= WORK TO DO =
Leaving out every picture, copy the lines of the data exactly, from the first through the line containing "(8,\y) -- (1234,\y);".

= INFORMATION SHOWN =
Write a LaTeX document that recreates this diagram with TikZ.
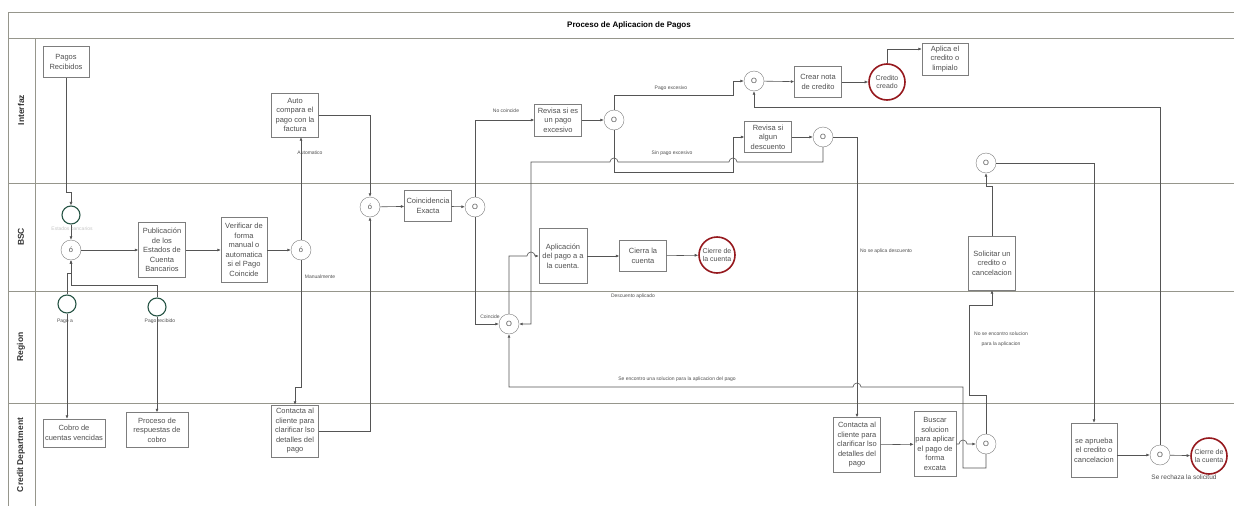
\documentclass[tikz,border=0pt]{standalone}
\usepackage{fontspec}
\setmainfont{Liberation Sans}
\usepackage{tikz}
\usetikzlibrary{arrows.meta,positioning,calc}
\usepackage{xcolor}
\definecolor{bpline}{RGB}{85,85,85}
\definecolor{bpbox}{RGB}{125,125,125}
\definecolor{bpframe}{RGB}{150,150,140}
\definecolor{bptext}{RGB}{80,80,80}
\definecolor{bpred}{RGB}{150,25,30}
\definecolor{bpgreen}{RGB}{40,85,70}
\tikzset{
    tarea/.style={
        draw=bpbox,fill=white,align=center,text=bptext,
        font=\fontsize{7.5}{9.5}\selectfont,minimum width=47pt,inner sep=1.5pt
    },
    puerta/.style={
        circle,draw=bpbox,fill=white,minimum size=20pt,inner sep=0pt,
        font=\fontsize{7.5}{9}\selectfont,text=bptext
    },
    fin/.style={
        circle,draw=bpred,line width=1.6pt,fill=white,minimum size=36pt,
        inner sep=0pt,align=center,font=\fontsize{7}{8.5}\selectfont,text=bptext
    },
    inicio/.style={
        circle,draw=bpgreen,line width=1.1pt,fill=white,minimum size=18pt,inner sep=0pt
    },
    flecha/.style={
        -{Latex[length=3.5pt,width=3pt]},draw=bpline,line width=0.6pt
    },
    etiqueta/.style={
        font=\fontsize{5}{6}\selectfont,text=bptext,inner sep=0.5pt
    },
    carril/.style={
        rotate=90,font=\fontsize{8.5}{10}\bfseries\selectfont,text=black!80
    }
}

\begin{document}
\begin{tikzpicture}[x=1pt,y=-1pt]

\fill[white] (0,0) rectangle (1234,506);
\useasboundingbox (0,0) rectangle (1234,506);

% marco y carriles
\draw[bpframe,line width=0.8pt] (1234,12) -- (8,12) -- (8,506);
\draw[bpframe,line width=0.8pt] (8,38) -- (1234,38);
\draw[bpframe,line width=0.8pt] (35,38) -- (35,506);
\foreach \y in {183,291,403}
    \draw[bpframe,line width=0.8pt] (8,\y) -- (1234,\y);

\node[font=\fontsize{8}{10}\bfseries\selectfont] (titulo) at (629,25) {Proceso de Aplicacion de Pagos};
\node[carril] (c-interfaz) at (21,110) {Interfaz};
\node[carril] (c-bsc) at (21,237) {BSC};
\node[carril] (c-region) at (21,347) {Region};
\node[carril] (c-credit) at (21,455) {Credit Department};

% Interfaz
\node[tarea,minimum width=46pt,minimum height=31pt] (pagos) at (66,62) {Pagos\\Recibidos};
\node[tarea,minimum height=44pt] (autocomp) at (295,115) {Auto\\compara el\\pago con la\\factura};
\node[tarea,minimum height=32pt] (excesivo) at (558,120) {Revisa si es\\un pago\\excesivo};
\node[puerta] (g-exc) at (614,120) {O};
\node[puerta] (g-nota) at (754,81) {O};
\node[tarea,minimum height=31pt] (nota) at (818,82) {Crear nota\\de credito};
\node[fin] (creado) at (887,82) {Credito\\creado};
\node[tarea,minimum width=46pt,minimum height=32pt] (aplica) at (945,59) {Aplica el\\credito o\\limpialo};
\node[tarea,minimum height=31pt] (descuento) at (768,137) {Revisa si\\algun\\descuento};
\node[puerta] (g-desc) at (823,137) {O};
\node[puerta] (g-sol) at (986,163) {O};

% BSC
\node[inicio] (ev-bsc) at (71,215) {};
\node[etiqueta,text=black!22] (l-bsc) at (72,229) {Estados bancarios};
\node[puerta] (g-entrada) at (71,250) {ó};
\node[tarea,minimum height=55pt] (publica) at (162,250) {Publicación\\de los\\Estados de\\Cuenta\\Bancarios};
\node[tarea,minimum width=46pt,minimum height=65pt] (verifica) at (244,250) {Verificar de\\forma\\manual o\\automatica\\si el Pago\\Coincide};
\node[puerta] (g-modo) at (301,250) {ó};
\node[puerta] (g-union) at (370,207) {ó};
\node[tarea,minimum height=31pt] (exacta) at (428,206) {Coincidencia\\Exacta};
\node[puerta] (g-coinc) at (475,207) {O};
\node[tarea,minimum width=48pt,minimum height=55pt] (aplicacion) at (563,256) {Aplicación\\del pago a a\\la cuenta.};
\node[tarea,minimum height=31pt] (cierra) at (643,256) {Cierra la\\cuenta};
\node[fin] (cierre1) at (717,255) {Cierre de\\la cuenta};
\node[tarea,minimum height=54pt] (solicitar) at (992,263) {Solicitar un\\credito o\\cancelacion};

% Region
\node[inicio] (ev-pago) at (67,304) {};
\node[inicio] (ev-recibido) at (157,307) {};
\node[puerta] (g-region) at (509,324) {O};

% Credit Department
\node[tarea,minimum width=62pt,minimum height=28pt] (cobro) at (74,433) {Cobro de\\cuentas vencidas};
\node[tarea,minimum width=62pt,minimum height=35pt] (respuestas) at (157,430) {Proceso de\\respuestas de\\cobro};
\node[tarea,minimum height=52pt] (contacta1) at (295,431) {Contacta al\\cliente para\\clarificar lso\\detalles del\\pago};
\node[tarea,minimum height=55pt] (contacta2) at (857,445) {Contacta al\\cliente para\\clarificar lso\\detalles del\\pago};
\node[tarea,minimum width=41pt,minimum height=65pt] (buscar) at (935,444) {Buscar\\solucion\\para aplicar\\el pago de\\forma\\excata};
\node[puerta] (g-busca) at (986,444) {O};
\node[tarea,minimum width=46pt,minimum height=54pt] (aprueba) at (1094,450) {se aprueba\\el credito o\\cancelacion};
\node[puerta] (g-final) at (1160,455) {O};
\node[fin] (cierre2) at (1209,456) {Cierre de\\la cuenta};

% flujo izquierdo
\draw[flecha] (pagos.south) |- (71,192) -- (ev-bsc.north);
\draw[flecha] (ev-bsc) -- (g-entrada);
\draw[flecha] (ev-pago.north) |- (71,273) -- (g-entrada.south);
\draw[flecha] (ev-recibido.north) |- (71,285) -- (g-entrada.south);
\draw[flecha] (ev-pago.south) -- (ev-pago.south |- cobro.north);
\draw[flecha] (ev-recibido.south) -- (ev-recibido.south |- respuestas.north);
\draw[flecha] (g-entrada) -- (publica);
\draw[flecha] (publica) -- (verifica);
\draw[flecha] (verifica) -- (g-modo);
\draw[flecha] (g-modo.north) -- (g-modo.north |- autocomp.south);
\draw[flecha] (g-modo.south) |- (295,387) -- (contacta1.north);
\draw[flecha] (autocomp.east) -| (g-union.north);
\draw[flecha] (contacta1.east) -| (g-union.south);
\draw[flecha] (g-union) -- (exacta);
\draw[flecha] (exacta) -- (g-coinc);
\draw[flecha] (g-coinc.north) |- (excesivo.west);
\draw[flecha] (g-coinc.south) |- (g-region.west);
\draw[flecha] (g-region.north) |- (527,256) arc (180:0:4pt) -- (aplicacion.west);
\draw[flecha] (aplicacion) -- (cierra);
\draw[flecha] (cierra) -- (cierre1);

% pago excesivo y descuentos
\draw[flecha] (excesivo) -- (g-exc);
\draw[flecha] (g-exc.north) |- (733,95) |- (g-nota.west);
\draw[flecha] (g-nota) -- (nota);
\draw[flecha] (nota) -- (creado);
\draw[flecha] (creado.north) |- ($(aplica.west)+(0,-10)$);
\draw[flecha] (g-exc.south) |- (733,172) |- (descuento.west);
\draw[flecha] (descuento) -- (g-desc);
\draw[flecha] (g-desc.east) -| (contacta2.north);
\draw[flecha] (g-desc.south) |- (737,162) arc (0:180:4pt) -- (618,162) arc (0:180:4pt)
    -- (531,162) |- (g-region.east);

% credit department
\draw[flecha] (contacta2) -- (buscar);
\draw[flecha] (buscar.east) -- (959,444) arc (180:0:4pt) -- (g-busca.west);
\draw[flecha] (g-busca.south) |- (963,468) -- (963,387) -- (861,387) arc (0:180:4pt)
    -| (g-region.south);
\draw[flecha] (g-busca.north) |- (969,395) |- (992,305) -- (solicitar.south);
\draw[flecha] (solicitar.north) |- (986,186) -- (g-sol.south);
\draw[flecha] (g-sol.east) -| (aprueba.north);
\draw[flecha] (aprueba.east |- g-final) -- (g-final.west);
\draw[flecha] (g-final) -- (cierre2);
\draw[flecha] (g-final.north) |- ($(g-nota.south)+(0,16)$) -- (g-nota.south);

% etiquetas
\node[etiqueta] (l-auto) at (310,153) {Automatico};
\node[etiqueta] (l-manual) at (320,277) {Manualmente};
\node[etiqueta] (l-nocoinc) at (506,111) {No coincide};
\node[etiqueta] (l-coinc) at (490,317) {Coincide};
\node[etiqueta] (l-exc) at (671,88) {Pago excesivo};
\node[etiqueta] (l-sinexc) at (672,153) {Sin pago excesivo};
\node[etiqueta] (l-aplicado) at (633,296) {Descuento aplicado};
\node[etiqueta] (l-noaplica) at (886,251) {No se aplica descuento};
\node[etiqueta] (l-encontro) at (677,379) {Se encontro una solucion para la aplicacion del pago};
\node[etiqueta,align=center,font=\fontsize{5}{10}\selectfont] (l-noencontro) at (1001,339) {No se encontro solucion\\para la aplicacion};
\node[etiqueta,font=\fontsize{6.5}{8}\selectfont] (l-rechaza) at (1184,477) {Se rechaza la solicitud};
\node[etiqueta] (l-pago) at (65,321) {Pago a};
\node[etiqueta] (l-recibido) at (160,321) {Pago recibido};

\end{tikzpicture}
\end{document}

= SOLUTION FOR THIS EXERCISE =
Write a LaTeX document that recreates this diagram with TikZ.
\documentclass[tikz,border=0pt]{standalone}
\usepackage{fontspec}
\setmainfont{Liberation Sans}
\usepackage{tikz}
\usetikzlibrary{arrows.meta,positioning,calc}
\usepackage{xcolor}
\definecolor{bpline}{RGB}{85,85,85}
\definecolor{bpbox}{RGB}{125,125,125}
\definecolor{bpframe}{RGB}{150,150,140}
\definecolor{bptext}{RGB}{80,80,80}
\definecolor{bpred}{RGB}{150,25,30}
\definecolor{bpgreen}{RGB}{40,85,70}
\tikzset{
    tarea/.style={
        draw=bpbox,fill=white,align=center,text=bptext,
        font=\fontsize{7.5}{9.5}\selectfont,minimum width=47pt,inner sep=1.5pt
    },
    puerta/.style={
        circle,draw=bpbox,fill=white,minimum size=20pt,inner sep=0pt,
        font=\fontsize{7.5}{9}\selectfont,text=bptext
    },
    fin/.style={
        circle,draw=bpred,line width=1.6pt,fill=white,minimum size=36pt,
        inner sep=0pt,align=center,font=\fontsize{7}{8.5}\selectfont,text=bptext
    },
    inicio/.style={
        circle,draw=bpgreen,line width=1.1pt,fill=white,minimum size=18pt,inner sep=0pt
    },
    flecha/.style={
        -{Latex[length=3.5pt,width=3pt]},draw=bpline,line width=0.6pt
    },
    etiqueta/.style={
        font=\fontsize{5}{6}\selectfont,text=bptext,inner sep=0.5pt
    },
    carril/.style={
        rotate=90,font=\fontsize{8.5}{10}\bfseries\selectfont,text=black!80
    }
}

\begin{document}
\begin{tikzpicture}[x=1pt,y=-1pt]

\fill[white] (0,0) rectangle (1234,506);
\useasboundingbox (0,0) rectangle (1234,506);

% marco y carriles
\draw[bpframe,line width=0.8pt] (1234,12) -- (8,12) -- (8,506);
\draw[bpframe,line width=0.8pt] (8,38) -- (1234,38);
\draw[bpframe,line width=0.8pt] (35,38) -- (35,506);
\foreach \y in {183,291,403}
    \draw[bpframe,line width=0.8pt] (8,\y) -- (1234,\y);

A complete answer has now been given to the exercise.